_SET PROBLEM_
The data below should be restated word for word, with every picture omitted.

_DATASET CONTENT_
— START —

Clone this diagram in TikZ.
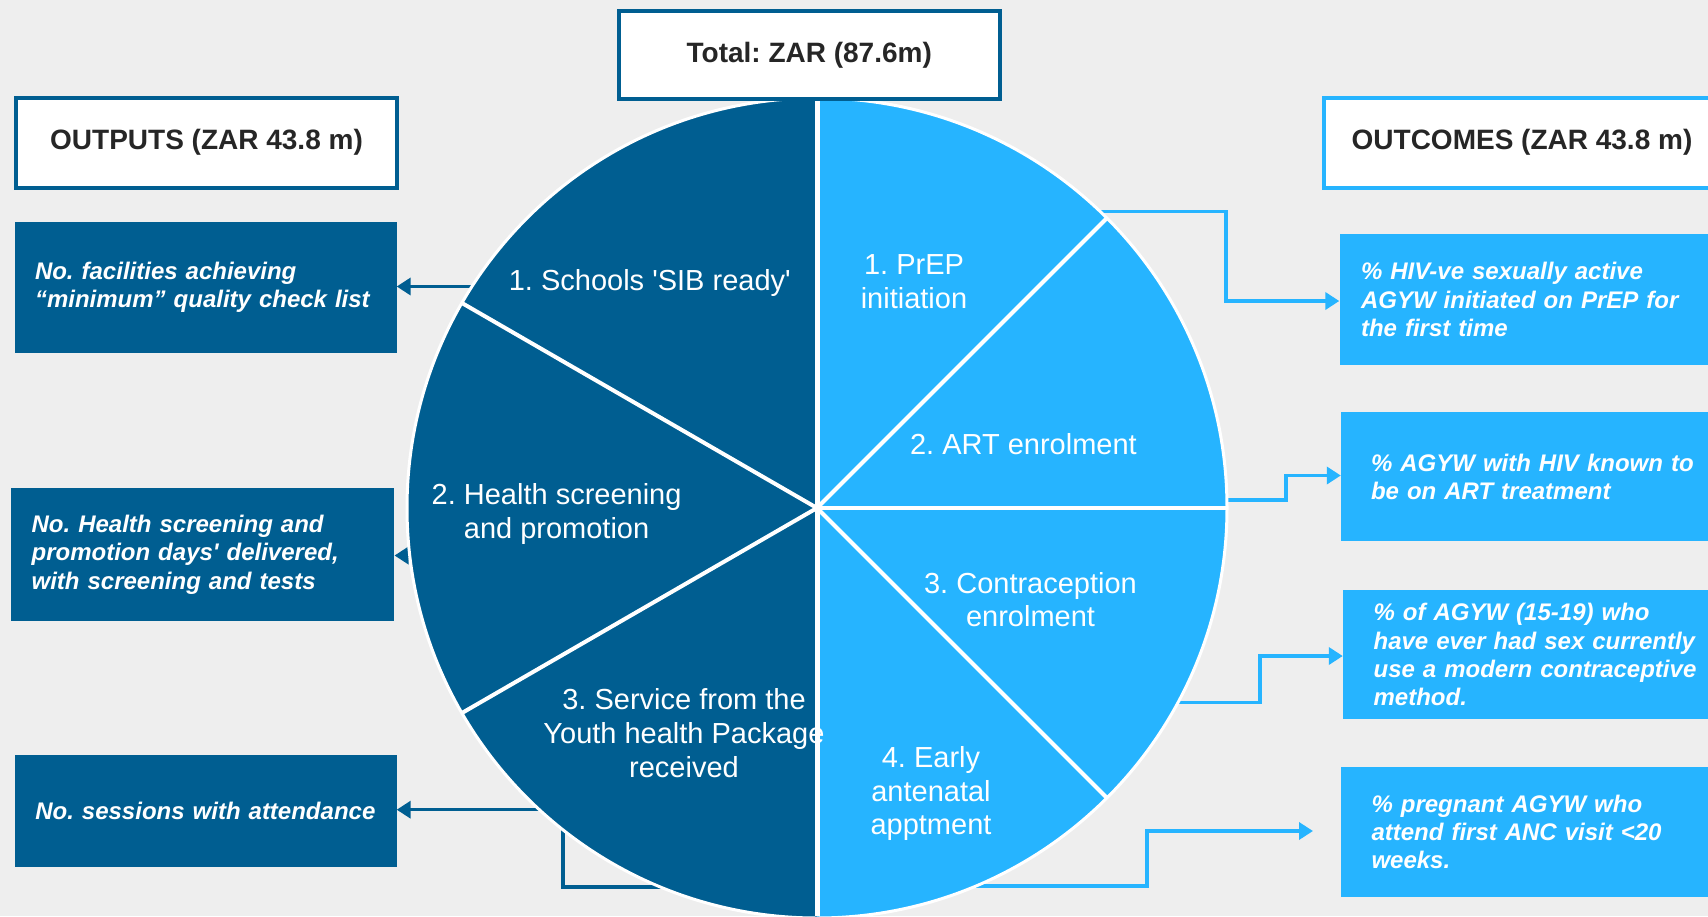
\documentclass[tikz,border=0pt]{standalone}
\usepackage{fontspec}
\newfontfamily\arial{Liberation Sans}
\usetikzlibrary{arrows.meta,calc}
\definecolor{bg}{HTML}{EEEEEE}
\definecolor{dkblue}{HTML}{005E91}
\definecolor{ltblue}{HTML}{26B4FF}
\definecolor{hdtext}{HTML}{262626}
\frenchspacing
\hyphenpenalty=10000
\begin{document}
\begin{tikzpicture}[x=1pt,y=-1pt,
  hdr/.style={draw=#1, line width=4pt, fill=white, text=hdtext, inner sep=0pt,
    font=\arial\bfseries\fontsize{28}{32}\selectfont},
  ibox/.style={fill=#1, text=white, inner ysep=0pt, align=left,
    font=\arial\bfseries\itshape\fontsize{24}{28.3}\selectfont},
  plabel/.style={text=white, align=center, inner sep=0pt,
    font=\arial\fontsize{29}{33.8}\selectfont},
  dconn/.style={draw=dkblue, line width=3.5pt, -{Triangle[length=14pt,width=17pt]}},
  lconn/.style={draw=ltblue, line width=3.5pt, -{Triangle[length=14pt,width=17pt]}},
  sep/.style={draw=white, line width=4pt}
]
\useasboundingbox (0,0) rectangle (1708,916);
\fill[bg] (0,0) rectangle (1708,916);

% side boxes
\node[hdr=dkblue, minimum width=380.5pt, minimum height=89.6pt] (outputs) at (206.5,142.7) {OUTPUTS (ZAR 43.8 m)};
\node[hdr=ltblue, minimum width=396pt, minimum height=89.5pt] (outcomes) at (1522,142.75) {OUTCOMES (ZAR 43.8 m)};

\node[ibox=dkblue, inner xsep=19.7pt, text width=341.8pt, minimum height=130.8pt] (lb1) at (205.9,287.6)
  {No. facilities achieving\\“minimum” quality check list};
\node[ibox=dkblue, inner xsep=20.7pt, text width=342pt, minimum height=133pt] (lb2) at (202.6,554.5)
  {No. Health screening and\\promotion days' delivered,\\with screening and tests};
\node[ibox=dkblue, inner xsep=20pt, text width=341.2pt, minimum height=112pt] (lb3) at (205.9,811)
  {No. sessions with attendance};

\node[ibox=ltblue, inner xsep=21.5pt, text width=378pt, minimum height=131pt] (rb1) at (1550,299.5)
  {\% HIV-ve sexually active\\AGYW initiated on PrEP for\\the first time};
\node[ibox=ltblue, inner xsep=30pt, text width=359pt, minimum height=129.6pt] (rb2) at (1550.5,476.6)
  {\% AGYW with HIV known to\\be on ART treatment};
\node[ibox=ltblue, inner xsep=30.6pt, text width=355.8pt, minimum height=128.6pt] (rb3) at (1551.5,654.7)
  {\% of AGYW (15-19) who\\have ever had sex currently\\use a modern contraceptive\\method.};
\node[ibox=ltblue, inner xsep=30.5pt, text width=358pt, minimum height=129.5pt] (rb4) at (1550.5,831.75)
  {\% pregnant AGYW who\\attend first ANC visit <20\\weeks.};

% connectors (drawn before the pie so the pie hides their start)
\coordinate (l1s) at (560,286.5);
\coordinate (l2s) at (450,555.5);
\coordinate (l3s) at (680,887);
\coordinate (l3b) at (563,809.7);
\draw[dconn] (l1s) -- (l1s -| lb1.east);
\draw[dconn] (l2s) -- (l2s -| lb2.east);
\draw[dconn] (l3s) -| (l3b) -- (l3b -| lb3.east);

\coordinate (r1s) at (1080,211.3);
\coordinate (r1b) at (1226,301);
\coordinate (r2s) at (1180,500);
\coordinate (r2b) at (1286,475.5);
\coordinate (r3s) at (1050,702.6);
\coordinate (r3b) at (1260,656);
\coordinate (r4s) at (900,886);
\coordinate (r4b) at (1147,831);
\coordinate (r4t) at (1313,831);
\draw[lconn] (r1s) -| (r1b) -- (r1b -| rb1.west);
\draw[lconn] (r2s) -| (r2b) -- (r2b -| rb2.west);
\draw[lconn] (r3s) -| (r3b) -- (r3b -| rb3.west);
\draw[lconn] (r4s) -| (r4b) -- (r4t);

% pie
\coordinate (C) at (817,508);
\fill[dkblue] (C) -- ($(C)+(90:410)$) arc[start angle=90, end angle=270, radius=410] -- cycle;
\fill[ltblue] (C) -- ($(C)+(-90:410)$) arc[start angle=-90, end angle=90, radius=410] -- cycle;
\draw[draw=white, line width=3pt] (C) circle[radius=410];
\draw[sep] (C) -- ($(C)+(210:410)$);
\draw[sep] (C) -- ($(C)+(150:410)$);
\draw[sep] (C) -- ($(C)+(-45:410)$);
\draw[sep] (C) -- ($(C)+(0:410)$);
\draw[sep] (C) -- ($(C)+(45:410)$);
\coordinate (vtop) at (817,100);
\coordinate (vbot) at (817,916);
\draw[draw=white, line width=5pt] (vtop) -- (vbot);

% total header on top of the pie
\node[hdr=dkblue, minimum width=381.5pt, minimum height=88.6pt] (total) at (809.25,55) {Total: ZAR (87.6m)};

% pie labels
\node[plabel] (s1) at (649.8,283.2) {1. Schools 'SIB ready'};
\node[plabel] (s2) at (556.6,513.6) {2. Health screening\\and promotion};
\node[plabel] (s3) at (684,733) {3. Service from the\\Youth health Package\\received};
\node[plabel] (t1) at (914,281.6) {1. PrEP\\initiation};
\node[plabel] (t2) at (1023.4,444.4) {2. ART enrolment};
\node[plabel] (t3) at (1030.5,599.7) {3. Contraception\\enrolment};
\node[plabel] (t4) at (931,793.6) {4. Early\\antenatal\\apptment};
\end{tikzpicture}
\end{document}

— END —

_FULL OUTPUT_
Clone this diagram in TikZ.
\documentclass[tikz,border=0pt]{standalone}
\usepackage{fontspec}
\newfontfamily\arial{Liberation Sans}
\usetikzlibrary{arrows.meta,calc}
\definecolor{bg}{HTML}{EEEEEE}
\definecolor{dkblue}{HTML}{005E91}
\definecolor{ltblue}{HTML}{26B4FF}
\definecolor{hdtext}{HTML}{262626}
\frenchspacing
\hyphenpenalty=10000
\begin{document}
\begin{tikzpicture}[x=1pt,y=-1pt,
  hdr/.style={draw=#1, line width=4pt, fill=white, text=hdtext, inner sep=0pt,
    font=\arial\bfseries\fontsize{28}{32}\selectfont},
  ibox/.style={fill=#1, text=white, inner ysep=0pt, align=left,
    font=\arial\bfseries\itshape\fontsize{24}{28.3}\selectfont},
  plabel/.style={text=white, align=center, inner sep=0pt,
    font=\arial\fontsize{29}{33.8}\selectfont},
  dconn/.style={draw=dkblue, line width=3.5pt, -{Triangle[length=14pt,width=17pt]}},
  lconn/.style={draw=ltblue, line width=3.5pt, -{Triangle[length=14pt,width=17pt]}},
  sep/.style={draw=white, line width=4pt}
]
\useasboundingbox (0,0) rectangle (1708,916);
\fill[bg] (0,0) rectangle (1708,916);

% side boxes
\node[hdr=dkblue, minimum width=380.5pt, minimum height=89.6pt] (outputs) at (206.5,142.7) {OUTPUTS (ZAR 43.8 m)};
\node[hdr=ltblue, minimum width=396pt, minimum height=89.5pt] (outcomes) at (1522,142.75) {OUTCOMES (ZAR 43.8 m)};

\node[ibox=dkblue, inner xsep=19.7pt, text width=341.8pt, minimum height=130.8pt] (lb1) at (205.9,287.6)
  {No. facilities achieving\\“minimum” quality check list};
\node[ibox=dkblue, inner xsep=20.7pt, text width=342pt, minimum height=133pt] (lb2) at (202.6,554.5)
  {No. Health screening and\\promotion days' delivered,\\with screening and tests};
\node[ibox=dkblue, inner xsep=20pt, text width=341.2pt, minimum height=112pt] (lb3) at (205.9,811)
  {No. sessions with attendance};

\node[ibox=ltblue, inner xsep=21.5pt, text width=378pt, minimum height=131pt] (rb1) at (1550,299.5)
  {\% HIV-ve sexually active\\AGYW initiated on PrEP for\\the first time};
\node[ibox=ltblue, inner xsep=30pt, text width=359pt, minimum height=129.6pt] (rb2) at (1550.5,476.6)
  {\% AGYW with HIV known to\\be on ART treatment};
\node[ibox=ltblue, inner xsep=30.6pt, text width=355.8pt, minimum height=128.6pt] (rb3) at (1551.5,654.7)
  {\% of AGYW (15-19) who\\have ever had sex currently\\use a modern contraceptive\\method.};
\node[ibox=ltblue, inner xsep=30.5pt, text width=358pt, minimum height=129.5pt] (rb4) at (1550.5,831.75)
  {\% pregnant AGYW who\\attend first ANC visit <20\\weeks.};

% connectors (drawn before the pie so the pie hides their start)
\coordinate (l1s) at (560,286.5);
\coordinate (l2s) at (450,555.5);
\coordinate (l3s) at (680,887);
\coordinate (l3b) at (563,809.7);
\draw[dconn] (l1s) -- (l1s -| lb1.east);
\draw[dconn] (l2s) -- (l2s -| lb2.east);
\draw[dconn] (l3s) -| (l3b) -- (l3b -| lb3.east);

\coordinate (r1s) at (1080,211.3);
\coordinate (r1b) at (1226,301);
\coordinate (r2s) at (1180,500);
\coordinate (r2b) at (1286,475.5);
\coordinate (r3s) at (1050,702.6);
\coordinate (r3b) at (1260,656);
\coordinate (r4s) at (900,886);
\coordinate (r4b) at (1147,831);
\coordinate (r4t) at (1313,831);
\draw[lconn] (r1s) -| (r1b) -- (r1b -| rb1.west);
\draw[lconn] (r2s) -| (r2b) -- (r2b -| rb2.west);
\draw[lconn] (r3s) -| (r3b) -- (r3b -| rb3.west);
\draw[lconn] (r4s) -| (r4b) -- (r4t);

% pie
\coordinate (C) at (817,508);
\fill[dkblue] (C) -- ($(C)+(90:410)$) arc[start angle=90, end angle=270, radius=410] -- cycle;
\fill[ltblue] (C) -- ($(C)+(-90:410)$) arc[start angle=-90, end angle=90, radius=410] -- cycle;
\draw[draw=white, line width=3pt] (C) circle[radius=410];
\draw[sep] (C) -- ($(C)+(210:410)$);
\draw[sep] (C) -- ($(C)+(150:410)$);
\draw[sep] (C) -- ($(C)+(-45:410)$);
\draw[sep] (C) -- ($(C)+(0:410)$);
\draw[sep] (C) -- ($(C)+(45:410)$);
\coordinate (vtop) at (817,100);
\coordinate (vbot) at (817,916);
\draw[draw=white, line width=5pt] (vtop) -- (vbot);

% total header on top of the pie
\node[hdr=dkblue, minimum width=381.5pt, minimum height=88.6pt] (total) at (809.25,55) {Total: ZAR (87.6m)};

% pie labels
\node[plabel] (s1) at (649.8,283.2) {1. Schools 'SIB ready'};
\node[plabel] (s2) at (556.6,513.6) {2. Health screening\\and promotion};
\node[plabel] (s3) at (684,733) {3. Service from the\\Youth health Package\\received};
\node[plabel] (t1) at (914,281.6) {1. PrEP\\initiation};
\node[plabel] (t2) at (1023.4,444.4) {2. ART enrolment};
\node[plabel] (t3) at (1030.5,599.7) {3. Contraception\\enrolment};
\node[plabel] (t4) at (931,793.6) {4. Early\\antenatal\\apptment};
\end{tikzpicture}
\end{document}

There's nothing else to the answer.